TCN 2012 Cardinals Prospect #4: Kolten Wong


Posted Jan 10, 2012


The 2011 first-rounder passed his initial tests. How quickly will he advance in 2012? Today’s report is FREE!

The Cardinal Nation/Scout.com Player Profile
(including links to full 2011 and career stats)

2011 rank Pos. DOB Ht. Wt. Bat Thw Signed Round
NA 2B 10/10/1990 5-9 180 L R 2011 1st

School: University of Hawaii

Selected 2011 stats

Tm AVG AB R H 2B 3B HR RBI BB SO SB OBP SLG OPS
QC 0.335 194 39 65 15 2 5 25 21 24 9 0.401 0.510 0.911

Wong
Staff comments (individual rankings in parentheses)

CariocaCardinal (4): The selection of Kolten Wong as the Cardinals’ #1 draft pick in 2011 was panned by many Cardinals fans. It was considered another low risk, low ceiling type of pick for which many draft experts have criticized the Cardinals over the last decade. After a half a year in the minors, Wong has done his best to prove them wrong. He did this by showing more power and greater defensive prowess than most observers predicted.

Wong’s nearly 50-50 BB:K ratio in his first year is impressive. He showed improvement on the base paths as he was thrown out four times in his first 8 professional stolen base attempts but them was successful in his last five. But what gets my attention most is his .911 OPS at Quad Cities. That figure would have placed him third in the league and the highest-ranking middle infielder (by a wide margin) if he had enough at-bats to qualify.

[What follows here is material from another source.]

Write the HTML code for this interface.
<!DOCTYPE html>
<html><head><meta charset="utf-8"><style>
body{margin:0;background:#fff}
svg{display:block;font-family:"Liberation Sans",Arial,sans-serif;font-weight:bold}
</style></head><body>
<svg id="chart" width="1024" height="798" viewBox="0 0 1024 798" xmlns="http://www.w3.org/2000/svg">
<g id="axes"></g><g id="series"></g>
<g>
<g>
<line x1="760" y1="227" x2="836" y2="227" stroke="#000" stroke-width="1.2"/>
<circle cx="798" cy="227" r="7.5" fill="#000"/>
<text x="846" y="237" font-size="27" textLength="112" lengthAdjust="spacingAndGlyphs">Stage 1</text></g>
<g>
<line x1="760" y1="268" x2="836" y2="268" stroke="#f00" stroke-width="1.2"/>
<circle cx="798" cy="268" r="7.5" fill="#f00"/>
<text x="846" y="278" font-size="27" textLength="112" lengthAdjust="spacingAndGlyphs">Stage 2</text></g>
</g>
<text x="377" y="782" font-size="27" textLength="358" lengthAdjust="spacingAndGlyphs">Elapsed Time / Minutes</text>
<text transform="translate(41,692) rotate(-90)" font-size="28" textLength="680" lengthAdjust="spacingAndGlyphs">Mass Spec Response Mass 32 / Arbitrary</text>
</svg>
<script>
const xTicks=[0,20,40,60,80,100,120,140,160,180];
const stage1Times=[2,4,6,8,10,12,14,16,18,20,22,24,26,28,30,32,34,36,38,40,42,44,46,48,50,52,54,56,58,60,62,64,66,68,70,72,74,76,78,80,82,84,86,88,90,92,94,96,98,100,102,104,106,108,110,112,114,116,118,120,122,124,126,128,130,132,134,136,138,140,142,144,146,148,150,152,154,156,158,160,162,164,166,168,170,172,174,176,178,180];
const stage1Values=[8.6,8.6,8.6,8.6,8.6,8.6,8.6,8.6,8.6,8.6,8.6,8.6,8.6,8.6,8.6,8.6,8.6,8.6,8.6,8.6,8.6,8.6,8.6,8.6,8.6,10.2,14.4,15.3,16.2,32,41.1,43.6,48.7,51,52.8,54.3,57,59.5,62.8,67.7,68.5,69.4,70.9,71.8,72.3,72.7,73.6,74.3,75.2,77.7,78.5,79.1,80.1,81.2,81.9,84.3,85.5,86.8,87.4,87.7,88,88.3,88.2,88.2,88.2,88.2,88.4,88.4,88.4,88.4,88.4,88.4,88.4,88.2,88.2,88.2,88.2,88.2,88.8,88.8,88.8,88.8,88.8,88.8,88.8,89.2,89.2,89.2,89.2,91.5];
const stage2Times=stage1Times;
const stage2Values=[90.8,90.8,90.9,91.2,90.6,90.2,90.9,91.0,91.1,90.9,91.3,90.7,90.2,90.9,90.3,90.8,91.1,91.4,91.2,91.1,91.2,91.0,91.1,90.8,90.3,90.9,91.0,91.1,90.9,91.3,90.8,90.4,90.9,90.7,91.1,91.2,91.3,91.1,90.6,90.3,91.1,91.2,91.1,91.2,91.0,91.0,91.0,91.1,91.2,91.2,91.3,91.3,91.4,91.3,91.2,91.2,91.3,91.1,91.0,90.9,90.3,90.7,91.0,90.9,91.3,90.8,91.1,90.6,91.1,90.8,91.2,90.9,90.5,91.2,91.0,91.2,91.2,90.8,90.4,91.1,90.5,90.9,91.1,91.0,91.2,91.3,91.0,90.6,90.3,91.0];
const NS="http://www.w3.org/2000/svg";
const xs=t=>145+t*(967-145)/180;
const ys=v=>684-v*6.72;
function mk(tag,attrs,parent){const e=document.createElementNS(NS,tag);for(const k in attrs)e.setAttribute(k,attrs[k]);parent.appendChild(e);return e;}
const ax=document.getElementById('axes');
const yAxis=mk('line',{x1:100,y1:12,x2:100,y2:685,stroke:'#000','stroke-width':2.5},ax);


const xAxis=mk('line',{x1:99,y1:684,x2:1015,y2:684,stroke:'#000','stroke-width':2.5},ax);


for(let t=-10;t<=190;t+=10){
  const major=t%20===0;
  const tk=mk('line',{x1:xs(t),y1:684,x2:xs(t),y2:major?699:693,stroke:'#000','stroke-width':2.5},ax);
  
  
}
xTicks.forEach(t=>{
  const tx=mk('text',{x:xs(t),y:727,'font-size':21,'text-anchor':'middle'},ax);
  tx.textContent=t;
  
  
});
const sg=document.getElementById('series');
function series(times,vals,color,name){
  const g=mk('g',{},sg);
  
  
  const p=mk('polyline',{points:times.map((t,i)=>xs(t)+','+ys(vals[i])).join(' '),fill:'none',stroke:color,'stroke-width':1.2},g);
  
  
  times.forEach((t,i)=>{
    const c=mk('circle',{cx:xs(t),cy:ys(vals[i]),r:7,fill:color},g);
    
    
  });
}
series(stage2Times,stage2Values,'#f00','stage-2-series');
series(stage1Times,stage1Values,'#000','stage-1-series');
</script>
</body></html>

Wong is definitely in line for a promotion to open 2012 and many think he could be ready for Double-A (skipping high-A Palm Beach). However, Wong is actually a year younger than normal for his draft class - at 21 years old for the entire 2012 season. There will be little pressure to rush Wong because of age concerns, meaning I think it is more likely he starts Palm Beach – though a quick promotion to Double-A does not seem out of the question. Wong could even see Triple-A in 2012 but his promotion rate may determined by the success of the second basemen on the Cardinals’ major league roster as much as his own performance.

Message board community (4): Wong was also the community's fourth prospect. He received his first vote for third. Wong skipped the short-season leagues and went straight to Quad Cities, where he had an OPS (.911), more than .200 above league average, in 222 at-bats. He was particularly good at getting on base, with an OBP of .401, and nearly as many walks (21) as strikeouts (24).

Wong finished better (OPS of 1.083 in August and September combined) than he started (OPS of .792 in July), suggesting that he adjusted successfully to the level of competition. He did struggle against lefties (OPS of .668 in 55 plate appearances) compared to righties (.987 OPS). And he hit much better at home (1.033 OPS) than on the road (.768). My co-writer BobReed noted that adjusting for level of competition and ballpark, Wong had the second best OPS in college ball last year.

At the time he was drafted, there were some questions about Wong’s defense, but some reports of his fielding this year were quite favorable. He’ll play all of next year at age 21, and I’d think it likely that he will finish the year in Double-A. If Wong’s fielding is, indeed, above average, and if he hits as well as seems possible, he should play second base in the big leagues for a long while. - Gagliano

Brian Walton (4): Do you know the last Cardinals prospect who came up through the system, then led the major league club in starts at the second base position? (Let’s agree to put aside the Skip Schumaker experiment, which while valiantly played, is still defined by an outfielder playing the infield.)

The answer is Adam Kennedy, but not in the way you may think. Taken 20th overall in the 1997 Draft, he made his St. Louis debut during the 1999 campaign, but did not lead the team in games that season. That year, Super Joe McEwing, who interviewed for the managerial opening this off-season, made the most starts at second base.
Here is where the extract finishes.